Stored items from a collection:
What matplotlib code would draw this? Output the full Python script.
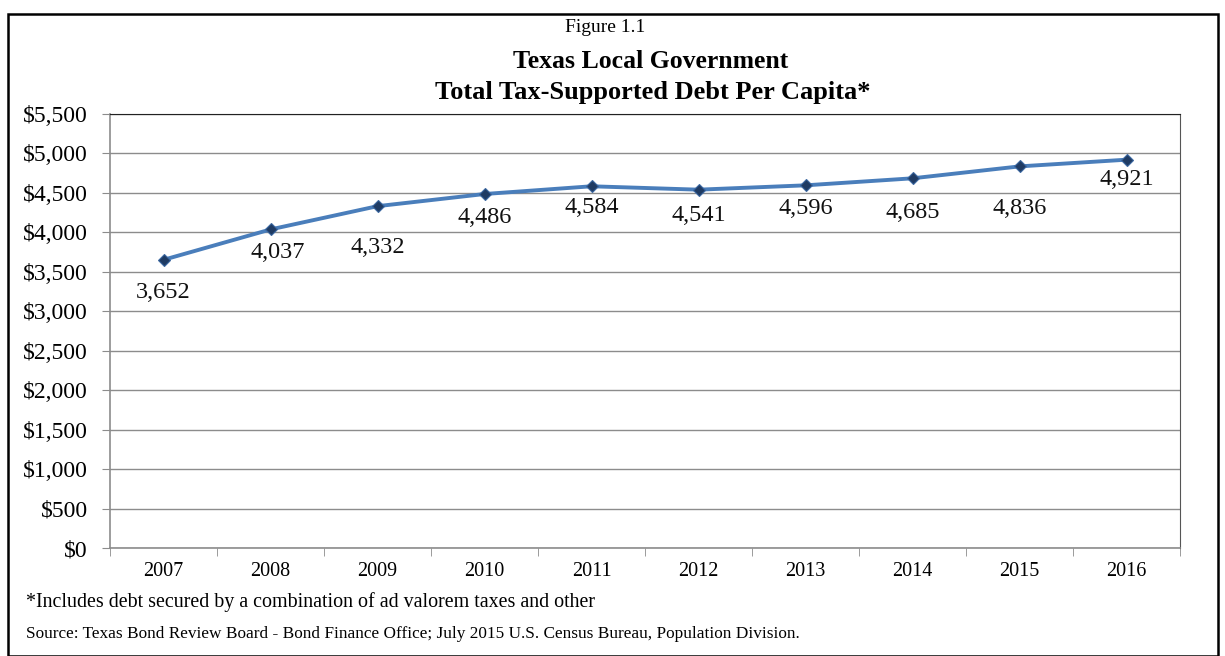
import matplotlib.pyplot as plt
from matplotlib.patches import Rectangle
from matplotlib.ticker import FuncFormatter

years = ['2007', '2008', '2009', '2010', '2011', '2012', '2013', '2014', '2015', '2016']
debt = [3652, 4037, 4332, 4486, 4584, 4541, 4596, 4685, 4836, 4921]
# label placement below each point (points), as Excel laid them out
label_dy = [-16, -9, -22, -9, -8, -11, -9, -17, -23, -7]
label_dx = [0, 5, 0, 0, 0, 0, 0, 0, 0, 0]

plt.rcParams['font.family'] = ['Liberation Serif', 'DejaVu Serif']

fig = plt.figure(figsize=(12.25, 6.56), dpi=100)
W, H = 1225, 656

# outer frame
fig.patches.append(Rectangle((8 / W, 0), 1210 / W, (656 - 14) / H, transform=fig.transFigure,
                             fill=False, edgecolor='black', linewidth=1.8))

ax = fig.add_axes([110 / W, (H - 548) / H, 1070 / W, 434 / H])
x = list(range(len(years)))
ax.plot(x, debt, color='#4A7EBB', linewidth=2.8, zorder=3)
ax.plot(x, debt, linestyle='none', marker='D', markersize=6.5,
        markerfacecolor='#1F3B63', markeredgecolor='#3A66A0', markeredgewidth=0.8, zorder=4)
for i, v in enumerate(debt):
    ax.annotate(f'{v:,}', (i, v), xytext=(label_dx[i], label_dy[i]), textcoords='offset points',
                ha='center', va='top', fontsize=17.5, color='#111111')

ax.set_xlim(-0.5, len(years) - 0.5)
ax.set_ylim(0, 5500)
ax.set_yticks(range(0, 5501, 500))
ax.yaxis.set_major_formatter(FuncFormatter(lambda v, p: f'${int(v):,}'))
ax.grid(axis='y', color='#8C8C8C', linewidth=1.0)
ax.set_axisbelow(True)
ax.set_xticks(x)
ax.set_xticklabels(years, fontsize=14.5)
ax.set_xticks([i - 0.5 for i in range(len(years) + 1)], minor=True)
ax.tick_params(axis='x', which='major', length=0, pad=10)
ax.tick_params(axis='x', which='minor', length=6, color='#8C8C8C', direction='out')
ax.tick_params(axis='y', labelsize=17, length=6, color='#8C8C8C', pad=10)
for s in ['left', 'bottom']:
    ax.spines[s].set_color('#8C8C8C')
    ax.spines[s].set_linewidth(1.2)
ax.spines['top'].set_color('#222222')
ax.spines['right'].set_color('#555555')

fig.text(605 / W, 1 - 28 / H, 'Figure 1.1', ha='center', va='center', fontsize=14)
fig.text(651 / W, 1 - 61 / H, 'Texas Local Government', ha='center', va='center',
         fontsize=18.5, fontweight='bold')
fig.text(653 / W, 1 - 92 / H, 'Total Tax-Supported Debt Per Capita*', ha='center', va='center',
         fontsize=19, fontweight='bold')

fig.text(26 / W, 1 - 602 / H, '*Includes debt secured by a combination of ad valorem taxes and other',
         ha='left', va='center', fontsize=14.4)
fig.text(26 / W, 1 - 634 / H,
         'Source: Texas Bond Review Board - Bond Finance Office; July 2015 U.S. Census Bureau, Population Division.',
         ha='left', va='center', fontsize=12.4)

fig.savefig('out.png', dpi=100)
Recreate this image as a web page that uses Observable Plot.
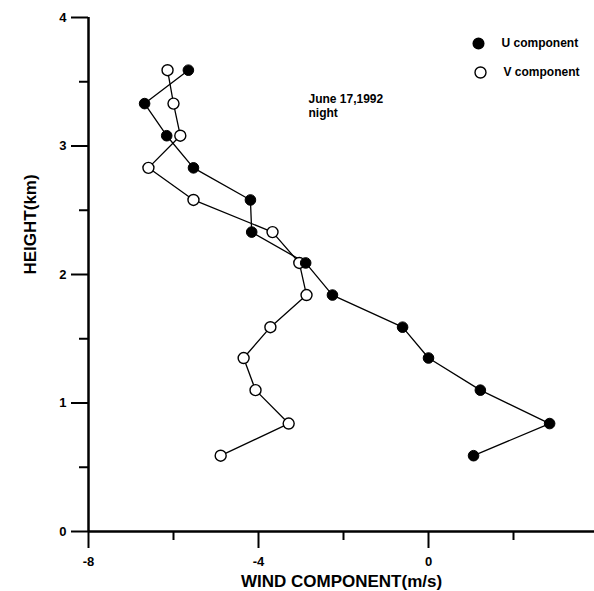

- _TASK PROMPT_: The lines from the top of the data above through the one holding "label_dx = [0, 5, 0, 0, 0, 0, 0, 0, 0, 0]" are to be repeated exactly, and only those, with no pictures.

- _EXERCISE OUTPUT_:
What matplotlib code would draw this? Output the full Python script.
import matplotlib.pyplot as plt
from matplotlib.patches import Rectangle
from matplotlib.ticker import FuncFormatter

years = ['2007', '2008', '2009', '2010', '2011', '2012', '2013', '2014', '2015', '2016']
debt = [3652, 4037, 4332, 4486, 4584, 4541, 4596, 4685, 4836, 4921]
# label placement below each point (points), as Excel laid them out
label_dy = [-16, -9, -22, -9, -8, -11, -9, -17, -23, -7]
label_dx = [0, 5, 0, 0, 0, 0, 0, 0, 0, 0]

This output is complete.